L-valve之壓力擾動分析

Abstract

本實驗採用內徑 80mm 之壓克力圓管，製成水平長度為 380 mm 之 L-valve 。而下降管長度為 1760mm。 所使用之固體粒子為平均粒徑 193.5µm ( B 類 )，及用平均粒徑 936.5 µm ( D類 )，兩者密度均為 2635kg/m3的砂。以測量固體流量及壓力擾動訊號，來探討不同上升床速、通氣位置、通氣方向和不同成分比例混合對 L-valve 性能之影響。 實驗結果顯示，不同通氣方向對於固體流量的差異僅在較低通氣位置會有影響。若在高位置通氣時， L-valve 水平段所測得壓力在高通氣量時，壓力值會趨於定值 (12500 Pa)，此時已達 L-valve 水平段所能承受之最大壓力值，固體流量將不再增加。由混合不同比例的 B 類與 D 類粒子可以發現，對使用 D 類粒子而言，若增加 B 類粒子的比例可以降低 L-valve 所需之門檻通氣量，使 L-valve 能在較低通氣量時即可操作；對使用 B 類粒子而言，若增加 D 類粒子時，因為下降管會發生有渠道效應，因此在高通氣量時不易產生大型氣泡與駐塞，而固體流量會因為 D 類粒子的增加而減少。

The experimental apparatus consist of L-valve and downcomer, which is made by the transparent Plexiglas columns, 80 mm i.d. The B group sand particles with mean particle size 193.5µm was used in the experiment. The D group sand particles with mean particle size 936.5 µm was used in the experiment.
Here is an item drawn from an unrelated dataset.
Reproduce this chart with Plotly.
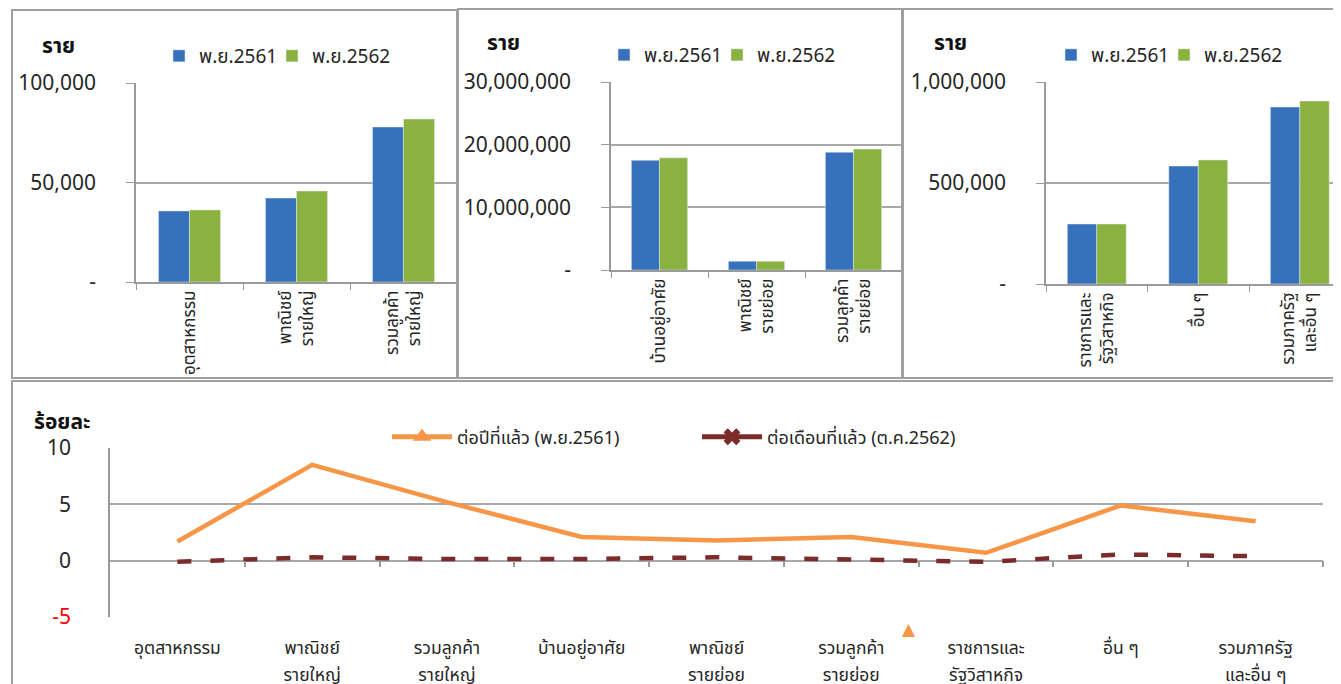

The density of B and D group solid were both 2635kg/m3. The influence of the riser velocity, aeration tap location, aeration direction and components were determined by the measurement of solid flow rate and pressure fluctuations at various pressure probes. The results show that the solid flow rate of L-valve in different aeration direction had differences in lower aeration tap location only. The pressure of the horizontal section of L-valve was constant in high aeration. At the time, it had reached the largest pressure (12500 Pa) that the horizontal section of L-valve could support, and the solid flow rate would not increase any more. By mixing different proportion of B group and D group solid, we can discover that if we increase the proportion of B group for using D group solid, we could decrease the threshold aeration of L-valve, and the L-valve could be operated in lower aeration. Because of the channel effect, there would have the difficulty to occur large bubbles and slugging in the downcomer if we increase D group solid for using B group solid. But the solid flow rate will decrease because of increasing D group solid.